III. BUSINESS-CONFIDENTIAL INFORMATION
In the event that information identified in a timely fashion as business-confidential is furnished or created under the Agreement, each Party and its participants shall protect such information in accordance with applicable laws, regulations, and administrative practice. Information may be identified as "business-confidential", if a person having the information may derive an economic benefit from it or may obtain a competitive advantage over those who do not have it, the information is not generally known or publicly available from other sources, and the owner has not previously made the information available without imposing in a timely manner an obligation to keep it confidential.

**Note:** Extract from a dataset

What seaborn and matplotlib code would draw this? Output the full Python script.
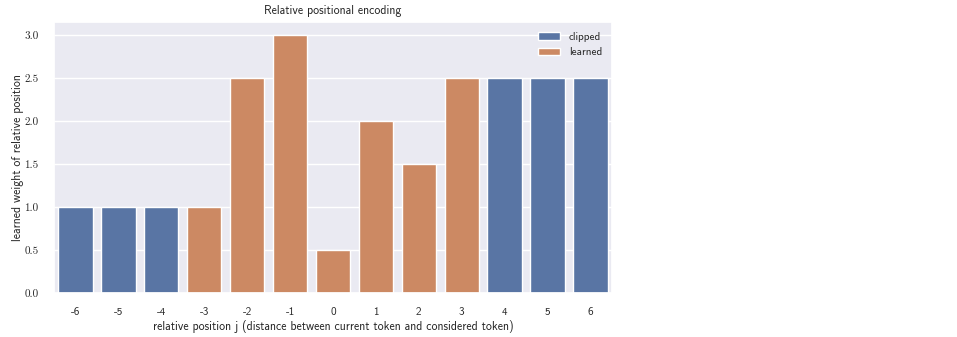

I . PROTECTION OF INFORMATION
Both Parties agree that no information or equipment requiring protection in the interests of national defense or foreign relations of either Party and classified in accordance with the applicable national laws and regulations shall be provided under this Agreement. In the event that information or equipment which is known or believed to require such protection is identified in the course of cooperative activities undertaken pursuant to this Agreement, it shall be brought immediately to the attention of the appropriate officials and the Parties shall consult concerning the need for and level of appropriate protection to be accorded such information or equipment.
II. TECHNOLOGY TRANSFER
The transfer of export-controlled information or equipment between the two countries shall be in accordance with the relevant laws and regulations of each Party to prevent the unauthorized transfer or retransfer of such information or equipment provided or produced under this Agreement. If either Party deems necessary, detailed provisions for the prevention of unauthorized transfer or retransfer of such information or equipment shall be incorporated into the contracts or Implementing Arrangements.